* [Stated exercise]
Your task is to transcribe, without alteration, the lines from the top of the material below through the line bearing "0.52, 0.64, 0.79]", inclusive.
# # #
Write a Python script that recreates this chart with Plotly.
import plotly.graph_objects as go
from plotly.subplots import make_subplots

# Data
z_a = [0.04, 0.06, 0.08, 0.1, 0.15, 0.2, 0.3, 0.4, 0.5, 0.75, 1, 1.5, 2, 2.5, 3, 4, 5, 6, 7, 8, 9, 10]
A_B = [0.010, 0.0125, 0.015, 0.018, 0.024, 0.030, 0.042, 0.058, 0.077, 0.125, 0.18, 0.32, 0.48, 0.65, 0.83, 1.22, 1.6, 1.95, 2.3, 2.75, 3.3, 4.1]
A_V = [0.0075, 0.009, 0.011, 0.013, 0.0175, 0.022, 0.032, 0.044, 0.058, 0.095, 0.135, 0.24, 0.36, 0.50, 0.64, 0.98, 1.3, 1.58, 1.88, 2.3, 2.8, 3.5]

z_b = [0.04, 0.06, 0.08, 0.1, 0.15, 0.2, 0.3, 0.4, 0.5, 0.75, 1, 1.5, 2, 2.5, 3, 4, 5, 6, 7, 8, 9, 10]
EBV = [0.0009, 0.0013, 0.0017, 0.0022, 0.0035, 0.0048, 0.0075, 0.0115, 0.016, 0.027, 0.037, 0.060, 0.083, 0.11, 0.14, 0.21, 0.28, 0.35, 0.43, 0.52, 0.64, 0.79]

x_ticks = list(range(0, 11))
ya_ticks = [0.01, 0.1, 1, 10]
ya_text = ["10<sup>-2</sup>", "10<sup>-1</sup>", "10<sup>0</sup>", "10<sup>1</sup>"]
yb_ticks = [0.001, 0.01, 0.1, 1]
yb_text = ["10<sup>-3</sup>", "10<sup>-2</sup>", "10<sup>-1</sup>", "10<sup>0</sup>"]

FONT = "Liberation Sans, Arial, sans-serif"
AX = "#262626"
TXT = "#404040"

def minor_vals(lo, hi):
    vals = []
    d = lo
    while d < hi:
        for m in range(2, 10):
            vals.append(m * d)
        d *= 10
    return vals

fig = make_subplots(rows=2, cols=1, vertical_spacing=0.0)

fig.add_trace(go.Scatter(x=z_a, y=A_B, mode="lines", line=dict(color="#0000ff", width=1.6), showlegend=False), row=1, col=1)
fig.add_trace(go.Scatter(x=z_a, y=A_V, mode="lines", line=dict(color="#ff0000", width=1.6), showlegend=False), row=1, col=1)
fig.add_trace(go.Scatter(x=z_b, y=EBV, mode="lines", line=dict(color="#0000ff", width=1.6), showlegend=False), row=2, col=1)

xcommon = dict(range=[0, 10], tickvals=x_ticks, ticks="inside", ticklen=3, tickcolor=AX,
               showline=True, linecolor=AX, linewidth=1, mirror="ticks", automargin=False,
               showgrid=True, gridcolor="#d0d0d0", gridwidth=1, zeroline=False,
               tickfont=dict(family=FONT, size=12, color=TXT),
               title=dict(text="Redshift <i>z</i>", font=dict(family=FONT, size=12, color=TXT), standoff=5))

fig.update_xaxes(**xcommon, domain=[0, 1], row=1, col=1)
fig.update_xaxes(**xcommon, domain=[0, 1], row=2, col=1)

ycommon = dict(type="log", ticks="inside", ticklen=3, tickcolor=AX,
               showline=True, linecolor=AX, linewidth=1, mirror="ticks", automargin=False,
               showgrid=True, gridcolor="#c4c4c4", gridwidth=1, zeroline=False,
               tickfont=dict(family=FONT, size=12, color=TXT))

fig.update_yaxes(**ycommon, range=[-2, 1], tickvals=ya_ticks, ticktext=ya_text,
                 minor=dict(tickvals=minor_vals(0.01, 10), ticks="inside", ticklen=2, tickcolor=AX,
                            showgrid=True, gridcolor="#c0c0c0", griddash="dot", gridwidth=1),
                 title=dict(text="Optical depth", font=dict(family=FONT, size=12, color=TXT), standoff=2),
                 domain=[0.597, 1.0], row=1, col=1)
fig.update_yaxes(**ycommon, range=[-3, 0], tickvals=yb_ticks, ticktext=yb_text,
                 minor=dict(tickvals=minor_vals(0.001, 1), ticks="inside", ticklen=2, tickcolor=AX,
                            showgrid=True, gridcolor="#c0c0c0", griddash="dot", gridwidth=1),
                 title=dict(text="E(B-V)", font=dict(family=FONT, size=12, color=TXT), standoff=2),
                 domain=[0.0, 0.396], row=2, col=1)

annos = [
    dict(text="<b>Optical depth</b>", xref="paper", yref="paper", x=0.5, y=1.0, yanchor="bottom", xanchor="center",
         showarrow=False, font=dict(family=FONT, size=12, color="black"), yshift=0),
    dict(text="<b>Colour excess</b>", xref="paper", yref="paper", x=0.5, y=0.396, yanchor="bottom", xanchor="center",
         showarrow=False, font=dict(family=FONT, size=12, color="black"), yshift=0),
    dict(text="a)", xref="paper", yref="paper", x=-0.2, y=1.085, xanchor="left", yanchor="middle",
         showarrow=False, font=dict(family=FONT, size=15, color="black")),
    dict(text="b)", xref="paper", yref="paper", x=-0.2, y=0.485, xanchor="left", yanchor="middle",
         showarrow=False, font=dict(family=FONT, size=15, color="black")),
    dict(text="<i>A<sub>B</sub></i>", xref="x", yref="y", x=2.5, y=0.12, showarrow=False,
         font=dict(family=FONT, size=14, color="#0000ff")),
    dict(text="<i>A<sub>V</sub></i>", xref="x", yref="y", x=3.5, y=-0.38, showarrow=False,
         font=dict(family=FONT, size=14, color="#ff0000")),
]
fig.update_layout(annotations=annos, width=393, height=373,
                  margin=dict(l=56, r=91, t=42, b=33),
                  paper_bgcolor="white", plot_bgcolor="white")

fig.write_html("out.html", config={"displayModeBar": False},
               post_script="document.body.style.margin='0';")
# # #
* [Correct result]
Write a Python script that recreates this chart with Plotly.
import plotly.graph_objects as go
from plotly.subplots import make_subplots

# Data
z_a = [0.04, 0.06, 0.08, 0.1, 0.15, 0.2, 0.3, 0.4, 0.5, 0.75, 1, 1.5, 2, 2.5, 3, 4, 5, 6, 7, 8, 9, 10]
A_B = [0.010, 0.0125, 0.015, 0.018, 0.024, 0.030, 0.042, 0.058, 0.077, 0.125, 0.18, 0.32, 0.48, 0.65, 0.83, 1.22, 1.6, 1.95, 2.3, 2.75, 3.3, 4.1]
A_V = [0.0075, 0.009, 0.011, 0.013, 0.0175, 0.022, 0.032, 0.044, 0.058, 0.095, 0.135, 0.24, 0.36, 0.50, 0.64, 0.98, 1.3, 1.58, 1.88, 2.3, 2.8, 3.5]

z_b = [0.04, 0.06, 0.08, 0.1, 0.15, 0.2, 0.3, 0.4, 0.5, 0.75, 1, 1.5, 2, 2.5, 3, 4, 5, 6, 7, 8, 9, 10]
EBV = [0.0009, 0.0013, 0.0017, 0.0022, 0.0035, 0.0048, 0.0075, 0.0115, 0.016, 0.027, 0.037, 0.060, 0.083, 0.11, 0.14, 0.21, 0.28, 0.35, 0.43, 0.52, 0.64, 0.79]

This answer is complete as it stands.